Oui à la mobilisation générale. L'indignation qui a suivi le sacrifice odieux du jeune Kareem Gaspard enfle dans le pays. Un pays qui en a marre de se poser des questions et qui voudrait bien commencer à voir un début de réponses à son mal-être. On lui a tant parlé des bienfaits de la démocratie pour laquelle il a déjà payé le prix fort et au nom de laquelle on le convoque dans des élections interminables. Qu'il est désespérant pour ce peuple de voir les
maigres résultats d'un terreau politique et social rocailleux qu'il a si souvent arrosé de son sang ! Il y a de ces violences qui arrachent les tripes d'une nation et provoquent un ras-le-bol généralisé, une sainte colère capable de balayer toutes les peurs et de galvaniser les énergies pour un grand sursaut de salut public. Un écolier brillant et talentueux, avenir d'un pays en mal de futur, est assassiné et torturé face au soleil. Ce meurtre nihiliste est une déclaration sanglante de mise à mort d'une jeunesse saine et studieuse. Car Kareem était un symbole d'excellence, selon les témoignages que nous avons pudiquement recueillis pour respecter le silence digne de ses proches et de ses maîtres d'école. Il y a dans ce geste irréparable le procès-verbal d'une déchéance morale qui mérite une réponse des familles, des églises, des associations, toutes tendances confondues, de toutes les sensibilités et intelligences que peut compter ce pays « où l'on va à la mort par habitude » comme le clame le vers meurtri d'un poète.


Et le sang du juste ris que de retomber sur tous ceux qui ont la charge de ce peuple. Tous ceux dont les conciliabules interminables autour du leadership de ce pays ne peuvent que profiter aux assassins qui essaiment dans la ville, recouverts du voile de l'impunité la plus crasse. Dans une conjoncture aussi urgente, un État décérébré et vidé de sa substance est un pantin minable dans ce carnaval de l'horreur qui gesticule tragiquement dans nos rues.


Le ballet institutionnel aux allures funèbres de nos « maîtres» en politique et qui écrivent, avec une rare inconséquence, la chronique d'un échec assuré ne fait qu'enfoncer le clou de l'indifférence des grands dans la misère des plus faibles. Et chacun pourra, comme cette célébrité d'un grand récit, se laver les mains, tout en se préparant à récolter la mise de la prochaine « révolution ». La question est donc trop grave pour la laisser aux seules autorités. Et les réactions qui fusent un peu par tout semblent donner le ton du sen ti ment profond d'injustice qui traverse notre société. Elle doit prendre l'allure d'une mobilisation de tous les instants, d'une solidarité inébranlable comme pour parer à une grande catastrophe.

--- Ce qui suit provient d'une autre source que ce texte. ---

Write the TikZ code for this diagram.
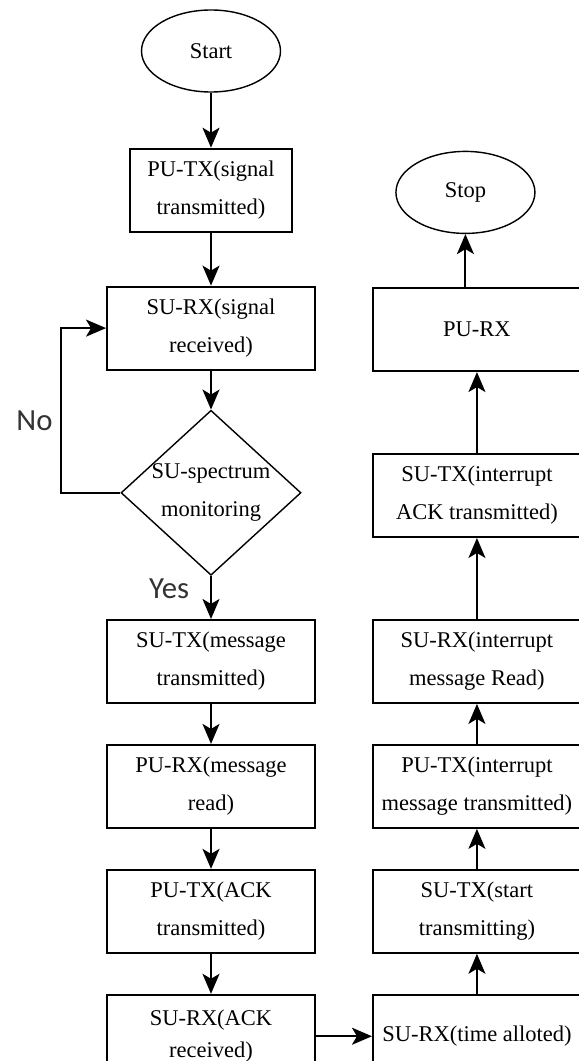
\documentclass[tikz,border=0pt]{standalone}
\usepackage{fontspec}
\setmainfont{Liberation Serif}
\newfontfamily\labelfont{Carlito}
\usetikzlibrary{arrows.meta,positioning,shapes.geometric}

\begin{document}
\begin{tikzpicture}[
        node distance=0.8cm and 1.12cm,
        font=\fontsize{12.8}{21.6}\selectfont,
        paso/.style={draw, line width=1.1pt, align=center, minimum width=4.16cm, minimum height=1.66cm, inner sep=2pt},
        terminal/.style={draw, ellipse, line width=0.8pt, minimum width=2.78cm, minimum height=1.64cm},
        decision/.style={draw, diamond, line width=0.8pt, minimum width=3.6cm, minimum height=3.3cm, inner sep=0pt},
        etiqueta/.style={font=\labelfont\fontsize{17.5}{20}\selectfont, text=black!80},
        flecha/.style={-{Stealth[length=4mm, width=3.4mm, inset=1mm]}, line width=1.1pt}
    ]
        \useasboundingbox (0,0) rectangle (11.58,-21.22);

        % left column
        \node[terminal] (start) at (4.22,-1.02) {Start};
        \node[paso, below=1.1cm of start, minimum width=3.24cm] (pu-tx-signal) {PU-TX(signal\\transmitted)};
        \node[paso, below=1.06cm of pu-tx-signal] (su-rx-signal) {SU-RX(signal\\received)};
        \node[decision, below=0.78cm of su-rx-signal, label={[align=center]center:SU-spectrum\\monitoring}] (monitoring) {};
        \node[paso, below=0.86cm of monitoring] (su-tx-message) {SU-TX(message\\transmitted)};
        \node[paso, below=of su-tx-message] (pu-rx-message) {PU-RX(message\\read)};
        \node[paso, below=of pu-rx-message] (pu-tx-ack) {PU-TX(ACK\\transmitted)};
        \node[paso, below=of pu-tx-ack, font=\fontsize{12.8}{18.5}\selectfont] (su-rx-ack) {SU-RX(ACK\\received)};

        % right column
        \node[paso, right=of su-rx-ack] (su-rx-time) {SU-RX(time alloted)};
        \node[paso, above=of su-rx-time] (su-tx-start) {SU-TX(start\\transmitting)};
        \node[paso, above=of su-tx-start] (pu-tx-interrupt) {PU-TX(interrupt\\message transmitted)};
        \node[paso, above=of pu-tx-interrupt] (su-rx-interrupt) {SU-RX(interrupt\\message Read)};
        \node[paso, above=1.62cm of su-rx-interrupt] (su-tx-interrupt) {SU-TX(interrupt\\ACK transmitted)};
        \node[paso, above=1.62cm of su-tx-interrupt] (pu-rx) {PU-RX};
        \node[terminal, above=1.06cm of pu-rx, xshift=-0.23cm] (stop) {Stop};

        \draw[flecha] (start) -- (pu-tx-signal);
        \draw[flecha] (pu-tx-signal) -- (su-rx-signal);
        \draw[flecha] (su-rx-signal) -- (monitoring);
        \draw[flecha] (monitoring.west) -- ++(-1.18,0) |- (su-rx-signal.west)
            node[etiqueta, left=0.04cm, pos=0.22] {No};
        \draw[flecha] (monitoring) -- (su-tx-message)
            node[etiqueta, left=0.3cm, pos=0.3] {Yes};
        \draw[flecha] (su-tx-message) -- (pu-rx-message);
        \draw[flecha] (pu-rx-message) -- (pu-tx-ack);
        \draw[flecha] (pu-tx-ack) -- (su-rx-ack);
        \draw[flecha] (su-rx-ack) -- (su-rx-time);
        \draw[flecha] (su-rx-time) -- (su-tx-start);
        \draw[flecha] (su-tx-start) -- (pu-tx-interrupt);
        \draw[flecha] (pu-tx-interrupt) -- (su-rx-interrupt);
        \draw[flecha] (su-rx-interrupt) -- (su-tx-interrupt);
        \draw[flecha] (su-tx-interrupt) -- (pu-rx);
        \draw[flecha] (pu-rx.north -| stop.south) -- (stop.south);
    \end{tikzpicture}
\end{document}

À moins qu'on veuille continuer à entonner hypocritement le couplet de l'hymne national sur le ton injonctif du «formons des filles ... et fils ... dont toujours nous serons fiers» pour les retrouver ensuite méconnaissables à proximité d'un abattoir. Que peut-on reprocher à un enfant pour se déchaîner ainsi sur son petit corps dans un crime ultime de lèse patrie?


La police, en dépit de ses faibles moyens, doit renforcer ses activités dans nos rues. On n'entend pas parler de plans pour faire face aux rapts de nuit, métastase d'un mal contre lequel les forces de l'ordre avaient quand même marqué, il y a un an, quelques points. À moins que le fonctionnement tirebouchonné et complexe de nos institutions ne soit une fois aggravé par l'absence d'un chef du CSPN non démissionnaire. En face, il y a des durs qui manient le crime avec une dextérité de clowns de l'enfer et qui n'ont pas de scrupules à précipiter ce pays dans l'abîme.

Le sang versé de Kareem peut-il nous ramener à plus de responsabilité, de gravité dans l'urgence. Il doit, par-delà les regrets, les larmes amères, les postures outrées, conduire à une campagne nationale contre le déni d'humanité, contre cette peste sociale qu'est le kidnapping. Oui à la mobilisation générale, oui à la vigilance citoyenne, oui à la protestation nationale contre la violence, contre l'impunité et pour la paix.